%%
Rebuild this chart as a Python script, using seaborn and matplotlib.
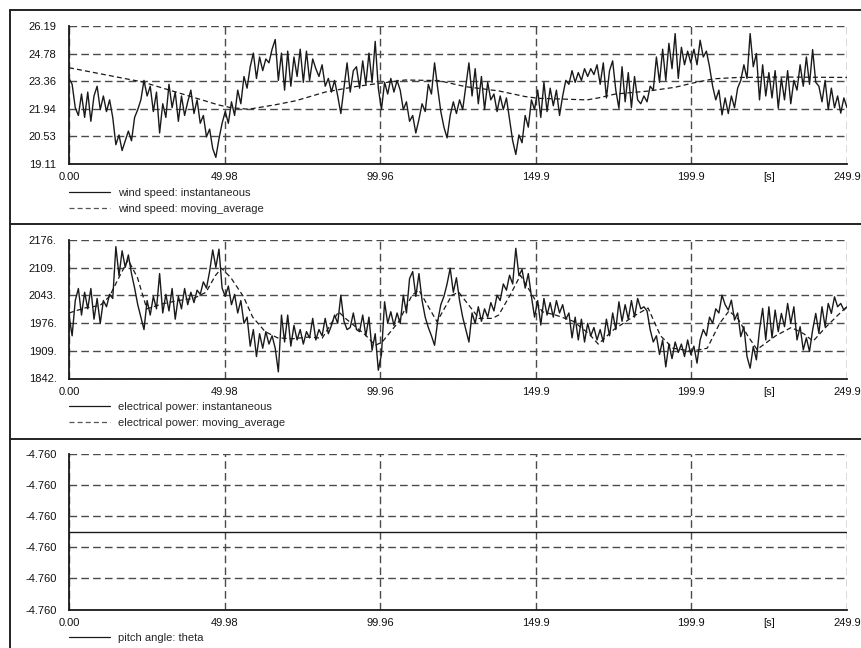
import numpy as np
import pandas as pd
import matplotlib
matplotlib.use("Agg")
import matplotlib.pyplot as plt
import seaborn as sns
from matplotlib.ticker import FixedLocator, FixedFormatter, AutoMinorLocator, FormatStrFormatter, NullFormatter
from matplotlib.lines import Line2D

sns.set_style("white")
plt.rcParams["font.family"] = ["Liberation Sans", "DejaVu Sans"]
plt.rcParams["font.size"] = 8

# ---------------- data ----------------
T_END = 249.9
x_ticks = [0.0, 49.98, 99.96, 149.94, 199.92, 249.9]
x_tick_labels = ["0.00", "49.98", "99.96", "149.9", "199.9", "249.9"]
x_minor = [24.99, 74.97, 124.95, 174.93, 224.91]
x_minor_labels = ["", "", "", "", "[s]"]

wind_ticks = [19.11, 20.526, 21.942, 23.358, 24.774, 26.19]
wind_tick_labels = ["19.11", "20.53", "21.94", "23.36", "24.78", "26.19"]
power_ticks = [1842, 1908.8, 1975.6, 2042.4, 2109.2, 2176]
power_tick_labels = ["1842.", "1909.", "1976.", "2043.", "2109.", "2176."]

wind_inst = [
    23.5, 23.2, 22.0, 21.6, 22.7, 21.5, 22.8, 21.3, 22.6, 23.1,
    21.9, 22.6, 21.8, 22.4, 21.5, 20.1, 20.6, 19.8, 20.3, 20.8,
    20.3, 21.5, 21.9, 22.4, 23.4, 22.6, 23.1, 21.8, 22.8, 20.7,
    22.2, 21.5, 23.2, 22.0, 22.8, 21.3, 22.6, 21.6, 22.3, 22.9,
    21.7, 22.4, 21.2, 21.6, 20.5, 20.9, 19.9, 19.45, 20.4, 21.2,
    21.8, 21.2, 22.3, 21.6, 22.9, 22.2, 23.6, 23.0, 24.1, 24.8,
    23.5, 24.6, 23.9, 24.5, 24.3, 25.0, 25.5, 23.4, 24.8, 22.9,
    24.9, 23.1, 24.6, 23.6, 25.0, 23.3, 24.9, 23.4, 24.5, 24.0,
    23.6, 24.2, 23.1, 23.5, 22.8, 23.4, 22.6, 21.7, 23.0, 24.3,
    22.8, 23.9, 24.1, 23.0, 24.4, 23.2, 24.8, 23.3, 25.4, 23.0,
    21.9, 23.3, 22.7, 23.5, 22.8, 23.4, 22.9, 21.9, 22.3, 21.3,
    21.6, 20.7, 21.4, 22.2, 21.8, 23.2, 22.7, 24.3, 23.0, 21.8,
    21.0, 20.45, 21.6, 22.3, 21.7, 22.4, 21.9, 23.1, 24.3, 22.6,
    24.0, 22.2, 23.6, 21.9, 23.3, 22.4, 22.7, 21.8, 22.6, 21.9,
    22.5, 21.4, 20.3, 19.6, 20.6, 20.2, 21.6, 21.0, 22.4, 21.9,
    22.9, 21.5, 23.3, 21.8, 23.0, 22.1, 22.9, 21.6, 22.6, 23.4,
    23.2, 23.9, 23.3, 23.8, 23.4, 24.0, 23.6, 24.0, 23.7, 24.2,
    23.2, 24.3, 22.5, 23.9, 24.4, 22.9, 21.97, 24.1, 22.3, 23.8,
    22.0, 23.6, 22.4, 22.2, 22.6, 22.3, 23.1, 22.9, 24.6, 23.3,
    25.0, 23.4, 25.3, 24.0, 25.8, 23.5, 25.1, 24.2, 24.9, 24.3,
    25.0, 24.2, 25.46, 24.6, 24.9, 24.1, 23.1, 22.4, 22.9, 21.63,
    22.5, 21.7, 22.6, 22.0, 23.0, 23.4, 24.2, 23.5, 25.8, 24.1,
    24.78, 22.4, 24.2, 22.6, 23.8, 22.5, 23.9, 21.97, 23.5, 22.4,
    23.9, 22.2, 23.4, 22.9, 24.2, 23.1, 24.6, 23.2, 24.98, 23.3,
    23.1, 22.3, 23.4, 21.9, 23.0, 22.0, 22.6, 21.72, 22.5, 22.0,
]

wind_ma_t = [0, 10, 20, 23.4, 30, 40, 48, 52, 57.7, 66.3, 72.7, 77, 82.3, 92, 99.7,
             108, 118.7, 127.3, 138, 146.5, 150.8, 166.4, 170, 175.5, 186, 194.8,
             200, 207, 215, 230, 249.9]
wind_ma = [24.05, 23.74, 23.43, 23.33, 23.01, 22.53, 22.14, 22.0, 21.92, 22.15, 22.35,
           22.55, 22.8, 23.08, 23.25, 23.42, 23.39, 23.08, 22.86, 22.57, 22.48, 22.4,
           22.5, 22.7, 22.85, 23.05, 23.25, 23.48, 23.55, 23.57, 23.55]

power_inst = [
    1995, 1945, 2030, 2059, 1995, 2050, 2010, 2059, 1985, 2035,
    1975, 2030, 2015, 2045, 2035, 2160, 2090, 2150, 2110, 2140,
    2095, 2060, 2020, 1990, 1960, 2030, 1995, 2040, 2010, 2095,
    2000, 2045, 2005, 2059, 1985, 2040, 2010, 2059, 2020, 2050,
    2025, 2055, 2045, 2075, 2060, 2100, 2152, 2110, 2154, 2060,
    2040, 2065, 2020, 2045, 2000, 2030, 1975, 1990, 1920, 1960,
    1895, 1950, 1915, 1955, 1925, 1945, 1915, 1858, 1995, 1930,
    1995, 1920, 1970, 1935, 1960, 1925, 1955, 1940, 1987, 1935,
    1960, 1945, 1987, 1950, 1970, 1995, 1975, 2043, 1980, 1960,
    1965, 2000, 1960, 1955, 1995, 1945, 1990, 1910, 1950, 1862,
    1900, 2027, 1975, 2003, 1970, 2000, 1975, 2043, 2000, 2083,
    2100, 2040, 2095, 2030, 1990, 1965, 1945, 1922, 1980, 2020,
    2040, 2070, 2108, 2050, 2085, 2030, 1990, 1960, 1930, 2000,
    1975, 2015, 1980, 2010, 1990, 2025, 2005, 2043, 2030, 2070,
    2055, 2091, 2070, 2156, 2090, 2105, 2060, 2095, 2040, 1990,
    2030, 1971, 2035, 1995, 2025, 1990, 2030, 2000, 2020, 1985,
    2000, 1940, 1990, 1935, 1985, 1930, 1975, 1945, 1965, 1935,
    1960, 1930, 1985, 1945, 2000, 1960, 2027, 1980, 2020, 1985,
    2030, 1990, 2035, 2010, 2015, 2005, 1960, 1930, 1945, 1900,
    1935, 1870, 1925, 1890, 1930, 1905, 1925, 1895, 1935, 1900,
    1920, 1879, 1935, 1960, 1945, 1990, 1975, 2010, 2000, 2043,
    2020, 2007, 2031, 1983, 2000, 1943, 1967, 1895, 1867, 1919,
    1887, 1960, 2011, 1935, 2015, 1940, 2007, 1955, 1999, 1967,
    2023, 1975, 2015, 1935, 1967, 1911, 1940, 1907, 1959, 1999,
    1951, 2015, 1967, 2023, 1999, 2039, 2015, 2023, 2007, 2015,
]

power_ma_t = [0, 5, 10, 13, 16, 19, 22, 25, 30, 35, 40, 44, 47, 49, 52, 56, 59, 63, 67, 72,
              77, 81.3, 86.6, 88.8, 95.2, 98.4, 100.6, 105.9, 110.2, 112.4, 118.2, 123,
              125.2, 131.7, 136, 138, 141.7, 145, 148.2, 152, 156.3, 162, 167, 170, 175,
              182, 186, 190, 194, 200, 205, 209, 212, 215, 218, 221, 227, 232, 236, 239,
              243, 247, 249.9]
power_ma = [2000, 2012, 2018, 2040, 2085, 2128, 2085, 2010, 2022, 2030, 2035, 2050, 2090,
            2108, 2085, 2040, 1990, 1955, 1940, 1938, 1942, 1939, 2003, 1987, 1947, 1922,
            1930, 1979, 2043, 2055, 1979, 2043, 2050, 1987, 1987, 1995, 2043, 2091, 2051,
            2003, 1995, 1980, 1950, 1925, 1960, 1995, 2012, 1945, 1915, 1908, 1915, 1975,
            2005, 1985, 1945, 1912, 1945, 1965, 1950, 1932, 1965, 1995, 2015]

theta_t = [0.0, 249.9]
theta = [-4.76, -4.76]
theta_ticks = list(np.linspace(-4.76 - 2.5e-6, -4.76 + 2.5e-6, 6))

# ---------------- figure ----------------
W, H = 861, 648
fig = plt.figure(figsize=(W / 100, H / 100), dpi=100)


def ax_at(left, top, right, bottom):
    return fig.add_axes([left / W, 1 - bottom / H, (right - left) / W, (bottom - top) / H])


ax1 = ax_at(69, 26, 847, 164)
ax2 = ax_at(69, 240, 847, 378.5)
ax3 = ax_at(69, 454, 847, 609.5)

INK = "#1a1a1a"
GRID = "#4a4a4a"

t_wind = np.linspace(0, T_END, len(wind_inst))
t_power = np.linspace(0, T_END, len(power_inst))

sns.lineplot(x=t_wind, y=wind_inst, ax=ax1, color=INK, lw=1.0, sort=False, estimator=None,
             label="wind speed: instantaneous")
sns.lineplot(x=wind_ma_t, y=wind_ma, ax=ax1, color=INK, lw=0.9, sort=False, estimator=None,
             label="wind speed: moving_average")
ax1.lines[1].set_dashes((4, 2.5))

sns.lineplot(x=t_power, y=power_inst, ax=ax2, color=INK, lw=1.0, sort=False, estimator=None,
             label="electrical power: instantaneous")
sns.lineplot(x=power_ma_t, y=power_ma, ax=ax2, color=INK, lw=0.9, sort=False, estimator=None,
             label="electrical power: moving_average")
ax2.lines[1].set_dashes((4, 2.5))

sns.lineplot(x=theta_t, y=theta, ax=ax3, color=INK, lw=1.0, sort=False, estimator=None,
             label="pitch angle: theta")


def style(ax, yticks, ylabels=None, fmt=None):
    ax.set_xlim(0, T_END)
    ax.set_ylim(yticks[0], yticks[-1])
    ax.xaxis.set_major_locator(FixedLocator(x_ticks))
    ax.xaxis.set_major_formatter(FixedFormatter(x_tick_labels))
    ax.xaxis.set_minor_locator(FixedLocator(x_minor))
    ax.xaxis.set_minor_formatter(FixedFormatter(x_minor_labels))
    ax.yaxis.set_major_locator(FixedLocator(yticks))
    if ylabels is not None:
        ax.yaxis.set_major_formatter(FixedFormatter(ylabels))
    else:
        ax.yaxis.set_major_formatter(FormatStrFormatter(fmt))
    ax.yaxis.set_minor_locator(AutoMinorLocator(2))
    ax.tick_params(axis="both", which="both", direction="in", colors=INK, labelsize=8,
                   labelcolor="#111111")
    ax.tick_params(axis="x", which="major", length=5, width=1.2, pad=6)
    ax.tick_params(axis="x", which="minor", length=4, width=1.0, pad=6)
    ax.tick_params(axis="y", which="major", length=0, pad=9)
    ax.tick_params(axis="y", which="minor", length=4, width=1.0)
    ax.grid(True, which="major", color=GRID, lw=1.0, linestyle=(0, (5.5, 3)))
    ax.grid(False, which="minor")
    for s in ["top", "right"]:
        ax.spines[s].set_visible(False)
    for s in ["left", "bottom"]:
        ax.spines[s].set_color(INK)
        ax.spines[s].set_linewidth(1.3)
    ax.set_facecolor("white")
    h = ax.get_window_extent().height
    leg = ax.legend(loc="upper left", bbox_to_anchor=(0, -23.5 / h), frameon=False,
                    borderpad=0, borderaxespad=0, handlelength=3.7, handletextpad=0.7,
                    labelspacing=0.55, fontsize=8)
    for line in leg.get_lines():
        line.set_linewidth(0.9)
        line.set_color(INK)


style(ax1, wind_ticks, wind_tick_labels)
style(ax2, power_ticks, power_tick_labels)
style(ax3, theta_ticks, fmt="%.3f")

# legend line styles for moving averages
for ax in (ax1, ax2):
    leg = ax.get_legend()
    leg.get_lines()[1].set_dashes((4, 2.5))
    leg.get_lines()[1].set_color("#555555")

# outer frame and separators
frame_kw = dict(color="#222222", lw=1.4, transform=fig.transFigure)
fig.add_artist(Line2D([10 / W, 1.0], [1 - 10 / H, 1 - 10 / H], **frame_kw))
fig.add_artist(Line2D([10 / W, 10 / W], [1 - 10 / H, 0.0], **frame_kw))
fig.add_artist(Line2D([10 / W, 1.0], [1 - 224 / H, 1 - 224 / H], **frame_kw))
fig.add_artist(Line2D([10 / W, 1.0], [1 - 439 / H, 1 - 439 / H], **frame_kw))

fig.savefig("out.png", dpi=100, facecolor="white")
%%
**EXERCISE REQUIREMENTS**
In the lines above, locate the string "matplotlib". Copy every line where it occurs.

**REPLY**
Rebuild this chart as a Python script, using seaborn and matplotlib.
import matplotlib
matplotlib.use("Agg")
import matplotlib.pyplot as plt
from matplotlib.ticker import FixedLocator, FixedFormatter, AutoMinorLocator, FormatStrFormatter, NullFormatter
from matplotlib.lines import Line2D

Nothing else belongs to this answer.